# Problem
Omit all pictures. Copy the rest of the material exactly.

== Provided data

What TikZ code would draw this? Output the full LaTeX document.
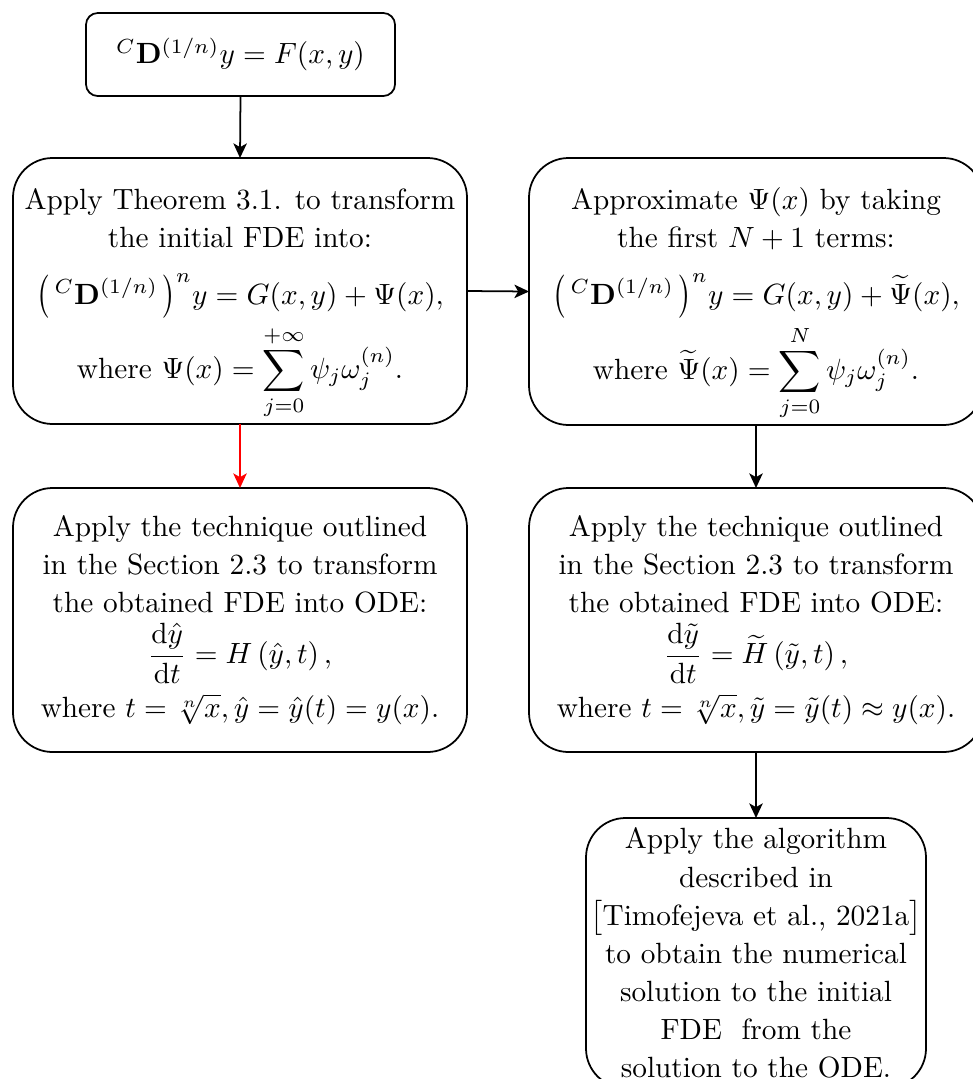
\documentclass[tikz,border=0pt]{standalone}
\usepackage{amsmath}
\usepackage{graphicx}
\usetikzlibrary{arrows.meta}
\newcommand\pxunit{0.3415}
\newcommand\bigLp{\mathopen{\vcenter{\hbox{\scalebox{1}[1.23]{$\bigl($}}}}}
\newcommand\bigRp{\mathclose{\vcenter{\hbox{\scalebox{1}[1.23]{$\bigr)$}}}}}
\newcommand\firstline{\rule{0pt}{16pt}}
\begin{document}
\begin{tikzpicture}[x=0.3415pt,y=-0.3415pt,
  box/.style={draw=black, line width=0.6pt, fill=white, align=center,
    inner sep=0pt, outer sep=0pt,
    font={\fontsize{10pt}{13pt}\selectfont},
    minimum width=454*\pxunit pt, minimum height=266*\pxunit pt,
    rounded corners=13.5pt},
  arr/.style={line width=0.6pt, -{Stealth[length=5pt,width=4.6pt,inset=1.3pt]}},
]
\path[use as bounding box] (0,0) rectangle (973,1079);

\node[box, minimum width=309*\pxunit pt, minimum height=83*\pxunit pt, rounded corners=4pt]
  (top) at (240.5,54.5) {$^{C}\mathbf{D}^{(1/n)}y = F(x,y)$};

\node[box] (L1) at (240,291) {\firstline Apply Theorem 3.1. to transform\\
  the initial FDE into:\\[6.5pt]
  $\bigLp\,{}^{C}\mathbf{D}^{(1/n)}\,\bigRp^{n} y = G(x,y) + \Psi(x),$\\[1.5pt]
  where $\displaystyle \Psi(x) = \sum_{j=0}^{+\infty}\psi_j\omega_j^{(n)}.$};

\node[box, minimum height=267*\pxunit pt] (R1) at (756,291.5) {\firstline Approximate $\Psi(x)$ by taking\\
  the first $N+1$ terms:\\[6.5pt]
  $\bigLp\,{}^{C}\mathbf{D}^{(1/n)}\,\bigRp^{n} y = G(x,y) + \widetilde{\Psi}(x),$\\[1.5pt]
  where $\displaystyle \widetilde{\Psi}(x) = \sum_{j=0}^{N}\psi_j\omega_j^{(n)}.$};

\node[box, minimum height=264*\pxunit pt] (L2) at (240,620) {Apply the technique outlined\\
  in the Section 2.3 to transform\\
  the obtained FDE into ODE:\\[2.5pt]
  $\dfrac{\mathrm{d}\hat{y}}{\mathrm{d}t} = H\left(\hat{y},t\right),$\\[2.5pt]
  where $t=\sqrt[n]{x}, \hat{y}=\hat{y}(t)=y(x).$};

\node[box, minimum height=264*\pxunit pt] (R2) at (756,620) {Apply the technique outlined\\
  in the Section 2.3 to transform\\
  the obtained FDE into ODE:\\[2.5pt]
  $\dfrac{\mathrm{d}\tilde{y}}{\mathrm{d}t} = \widetilde{H}\left(\tilde{y},t\right),$\\[2.5pt]
  where $t=\sqrt[n]{x}, \tilde{y}=\tilde{y}(t)\approx y(x).$};

\node[box, minimum width=340*\pxunit pt, minimum height=270*\pxunit pt] (B) at (756,953) {Apply the algorithm\\
  described in\\
  $\big[$Timofejeva et al., 2021a$\big]$\\
  to obtain the numerical\\
  solution to the initial\\
  FDE\ \ from the\\
  solution to the ODE.};

\draw[arr] (top.south) -- (L1.north);
\draw[arr, red] (L1.south) -- (L2.north);
\draw[arr] (L1.east) -- (R1.west);
\draw[arr] (R1.south) -- (R2.north);
\draw[arr] (R2.south) -- (B.north);
\end{tikzpicture}
\end{document}
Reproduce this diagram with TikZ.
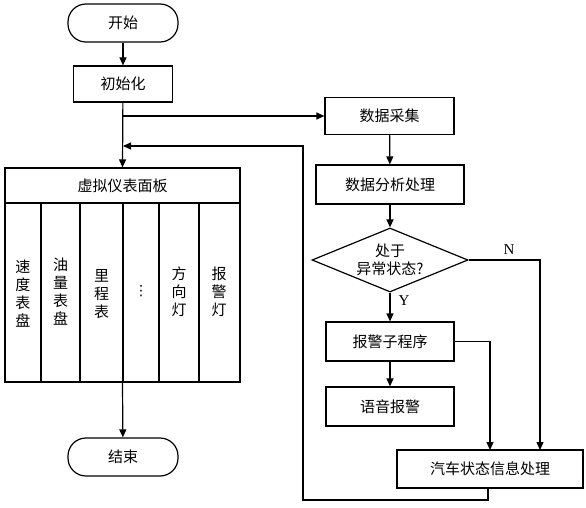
\documentclass[tikz,border=0pt]{standalone}
\usepackage{fontspec}
\setmainfont{Liberation Serif}
\newfontfamily\cjk{Noto Sans CJK SC}
\newfontfamily\dejavu{DejaVu Sans}
\usetikzlibrary{arrows.meta,shapes.geometric}
\begin{document}
\begin{tikzpicture}[x=1pt,y=-1pt,line width=1.2pt,
  cjkfont/.style={font=\cjk\fontsize{15}{18}\selectfont},
  box/.style={draw,rectangle,inner sep=0pt,cjkfont},
  term/.style={draw,rectangle,rounded corners=18pt,minimum width=110pt,minimum height=38pt,inner sep=0pt,cjkfont},
  arr/.style={-{Triangle[length=8pt,width=7pt]}},
  coltext/.style={align=center,inner sep=0pt,cjkfont},
  lbl/.style={font=\fontsize{15}{17}\selectfont,inner sep=0pt}]
\useasboundingbox (0,0) rectangle (586,508);
% left column
\node[term] (start) at (123,23) {开始};
\node[box,minimum width=99pt,minimum height=36pt] (init) at (123,84) {初始化};
\node[draw,rectangle,minimum width=235pt,minimum height=214pt,inner sep=0pt] (panel) at (122.5,275) {};
\node[cjkfont] (ptitle) at (122.5,185.5) {虚拟仪表面板};
\draw (panel.west |- 0,203) -- (panel.east |- 0,203);
\foreach \x in {41,80,123,159,199} \draw (\x,203) -- (\x,382);
\node[coltext] (c1) at (23,294) {速\\度\\表\\盘};
\node[coltext] (c2) at (60.5,292) {油\\量\\表\\盘};
\node[coltext] (c3) at (101.5,294) {里\\程\\表};
\node[inner sep=0pt,font=\dejavu\fontsize{14}{16}\selectfont] (c4) at (141,291) {⋮};
\node[coltext] (c5) at (179,292) {方\\向\\灯};
\node[coltext] (c6) at (219,292) {报\\警\\灯};
\node[term] (end) at (123,457) {结束};
% right column
\node[box,minimum width=129pt,minimum height=37pt] (collect) at (389.5,116) {数据采集};
\node[box,minimum width=148pt,minimum height=39pt] (analyse) at (390,184.5) {数据分析处理};
\node[draw,diamond,aspect=2.4,minimum width=156pt,minimum height=64pt,inner sep=0pt,align=center,cjkfont] (dec) at (390,260) {处于\\异常状态?};
\node[box,minimum width=128pt,minimum height=39pt] (alarm) at (390,341.5) {报警子程序};
\node[box,minimum width=128pt,minimum height=39pt] (voice) at (390,406.5) {语音报警};
\node[box,minimum width=186pt,minimum height=38pt] (info) at (490,469) {汽车状态信息处理};
% coordinates
\coordinate (br) at (123,116);
\coordinate (ret) at (123,146);
\coordinate (fb) at (488,488);
\coordinate (nin) at (540,450);
\coordinate (ain) at (490,450);
% connectors
\draw[arr] (start) -- (init);
\draw[arr] (init) -- (panel.north);
\draw[arr] (br) -- (collect.west);
\draw[arr] (collect) -- (analyse);
\draw[arr] (analyse) -- (dec);
\draw[arr] (dec) -- (alarm);
\draw[arr] (alarm) -- (voice);
\draw[arr] (dec.east) -| (nin);
\draw[arr] (alarm.east) -| (ain);
\draw[arr] (fb) -- (488,500) -- (303,500) -- (303,146) -- (ret);
\draw[arr] (panel.south) -- (end);
\node[lbl] (ylab) at (404,301) {Y};
\node[lbl] (nlab) at (509,250) {N};
\end{tikzpicture}
\end{document}
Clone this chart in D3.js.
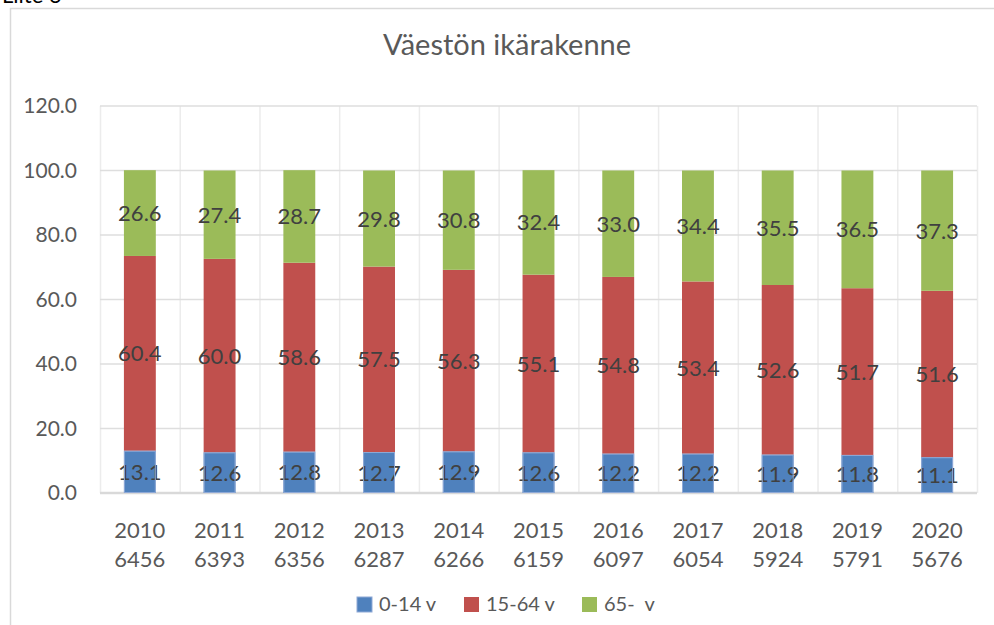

====

# Expected answer
What TikZ code would draw this? Output the full LaTeX document.
\documentclass[tikz,border=0pt]{standalone}
\usepackage{amsmath}
\usepackage{graphicx}
\usetikzlibrary{arrows.meta}
\newcommand\pxunit{0.3415}
\newcommand\bigLp{\mathopen{\vcenter{\hbox{\scalebox{1}[1.23]{$\bigl($}}}}}
\newcommand\bigRp{\mathclose{\vcenter{\hbox{\scalebox{1}[1.23]{$\bigr)$}}}}}
\newcommand\firstline{\rule{0pt}{16pt}}
\begin{document}
\begin{tikzpicture}[x=0.3415pt,y=-0.3415pt,
  box/.style={draw=black, line width=0.6pt, fill=white, align=center,
    inner sep=0pt, outer sep=0pt,
    font={\fontsize{10pt}{13pt}\selectfont},
    minimum width=454*\pxunit pt, minimum height=266*\pxunit pt,
    rounded corners=13.5pt},
  arr/.style={line width=0.6pt, -{Stealth[length=5pt,width=4.6pt,inset=1.3pt]}},
]
\path[use as bounding box] (0,0) rectangle (973,1079);

\node[box, minimum width=309*\pxunit pt, minimum height=83*\pxunit pt, rounded corners=4pt]
  (top) at (240.5,54.5) {$^{C}\mathbf{D}^{(1/n)}y = F(x,y)$};

\node[box] (L1) at (240,291) {\firstline Apply Theorem 3.1. to transform\\
  the initial FDE into:\\[6.5pt]
  $\bigLp\,{}^{C}\mathbf{D}^{(1/n)}\,\bigRp^{n} y = G(x,y) + \Psi(x),$\\[1.5pt]
  where $\displaystyle \Psi(x) = \sum_{j=0}^{+\infty}\psi_j\omega_j^{(n)}.$};

\node[box, minimum height=267*\pxunit pt] (R1) at (756,291.5) {\firstline Approximate $\Psi(x)$ by taking\\
  the first $N+1$ terms:\\[6.5pt]
  $\bigLp\,{}^{C}\mathbf{D}^{(1/n)}\,\bigRp^{n} y = G(x,y) + \widetilde{\Psi}(x),$\\[1.5pt]
  where $\displaystyle \widetilde{\Psi}(x) = \sum_{j=0}^{N}\psi_j\omega_j^{(n)}.$};

\node[box, minimum height=264*\pxunit pt] (L2) at (240,620) {Apply the technique outlined\\
  in the Section 2.3 to transform\\
  the obtained FDE into ODE:\\[2.5pt]
  $\dfrac{\mathrm{d}\hat{y}}{\mathrm{d}t} = H\left(\hat{y},t\right),$\\[2.5pt]
  where $t=\sqrt[n]{x}, \hat{y}=\hat{y}(t)=y(x).$};

\node[box, minimum height=264*\pxunit pt] (R2) at (756,620) {Apply the technique outlined\\
  in the Section 2.3 to transform\\
  the obtained FDE into ODE:\\[2.5pt]
  $\dfrac{\mathrm{d}\tilde{y}}{\mathrm{d}t} = \widetilde{H}\left(\tilde{y},t\right),$\\[2.5pt]
  where $t=\sqrt[n]{x}, \tilde{y}=\tilde{y}(t)\approx y(x).$};

\node[box, minimum width=340*\pxunit pt, minimum height=270*\pxunit pt] (B) at (756,953) {Apply the algorithm\\
  described in\\
  $\big[$Timofejeva et al., 2021a$\big]$\\
  to obtain the numerical\\
  solution to the initial\\
  FDE\ \ from the\\
  solution to the ODE.};

\draw[arr] (top.south) -- (L1.north);
\draw[arr, red] (L1.south) -- (L2.north);
\draw[arr] (L1.east) -- (R1.west);
\draw[arr] (R1.south) -- (R2.north);
\draw[arr] (R2.south) -- (B.north);
\end{tikzpicture}
\end{document}
Reproduce this diagram with TikZ.
\documentclass[tikz,border=0pt]{standalone}
\usepackage{fontspec}
\setmainfont{Liberation Serif}
\newfontfamily\cjk{Noto Sans CJK SC}
\newfontfamily\dejavu{DejaVu Sans}
\usetikzlibrary{arrows.meta,shapes.geometric}
\begin{document}
\begin{tikzpicture}[x=1pt,y=-1pt,line width=1.2pt,
  cjkfont/.style={font=\cjk\fontsize{15}{18}\selectfont},
  box/.style={draw,rectangle,inner sep=0pt,cjkfont},
  term/.style={draw,rectangle,rounded corners=18pt,minimum width=110pt,minimum height=38pt,inner sep=0pt,cjkfont},
  arr/.style={-{Triangle[length=8pt,width=7pt]}},
  coltext/.style={align=center,inner sep=0pt,cjkfont},
  lbl/.style={font=\fontsize{15}{17}\selectfont,inner sep=0pt}]
\useasboundingbox (0,0) rectangle (586,508);
% left column
\node[term] (start) at (123,23) {开始};
\node[box,minimum width=99pt,minimum height=36pt] (init) at (123,84) {初始化};
\node[draw,rectangle,minimum width=235pt,minimum height=214pt,inner sep=0pt] (panel) at (122.5,275) {};
\node[cjkfont] (ptitle) at (122.5,185.5) {虚拟仪表面板};
\draw (panel.west |- 0,203) -- (panel.east |- 0,203);
\foreach \x in {41,80,123,159,199} \draw (\x,203) -- (\x,382);
\node[coltext] (c1) at (23,294) {速\\度\\表\\盘};
\node[coltext] (c2) at (60.5,292) {油\\量\\表\\盘};
\node[coltext] (c3) at (101.5,294) {里\\程\\表};
\node[inner sep=0pt,font=\dejavu\fontsize{14}{16}\selectfont] (c4) at (141,291) {⋮};
\node[coltext] (c5) at (179,292) {方\\向\\灯};
\node[coltext] (c6) at (219,292) {报\\警\\灯};
\node[term] (end) at (123,457) {结束};
% right column
\node[box,minimum width=129pt,minimum height=37pt] (collect) at (389.5,116) {数据采集};
\node[box,minimum width=148pt,minimum height=39pt] (analyse) at (390,184.5) {数据分析处理};
\node[draw,diamond,aspect=2.4,minimum width=156pt,minimum height=64pt,inner sep=0pt,align=center,cjkfont] (dec) at (390,260) {处于\\异常状态?};
\node[box,minimum width=128pt,minimum height=39pt] (alarm) at (390,341.5) {报警子程序};
\node[box,minimum width=128pt,minimum height=39pt] (voice) at (390,406.5) {语音报警};
\node[box,minimum width=186pt,minimum height=38pt] (info) at (490,469) {汽车状态信息处理};
% coordinates
\coordinate (br) at (123,116);
\coordinate (ret) at (123,146);
\coordinate (fb) at (488,488);
\coordinate (nin) at (540,450);
\coordinate (ain) at (490,450);
% connectors
\draw[arr] (start) -- (init);
\draw[arr] (init) -- (panel.north);
\draw[arr] (br) -- (collect.west);
\draw[arr] (collect) -- (analyse);
\draw[arr] (analyse) -- (dec);
\draw[arr] (dec) -- (alarm);
\draw[arr] (alarm) -- (voice);
\draw[arr] (dec.east) -| (nin);
\draw[arr] (alarm.east) -| (ain);
\draw[arr] (fb) -- (488,500) -- (303,500) -- (303,146) -- (ret);
\draw[arr] (panel.south) -- (end);
\node[lbl] (ylab) at (404,301) {Y};
\node[lbl] (nlab) at (509,250) {N};
\end{tikzpicture}
\end{document}
Clone this chart in D3.js.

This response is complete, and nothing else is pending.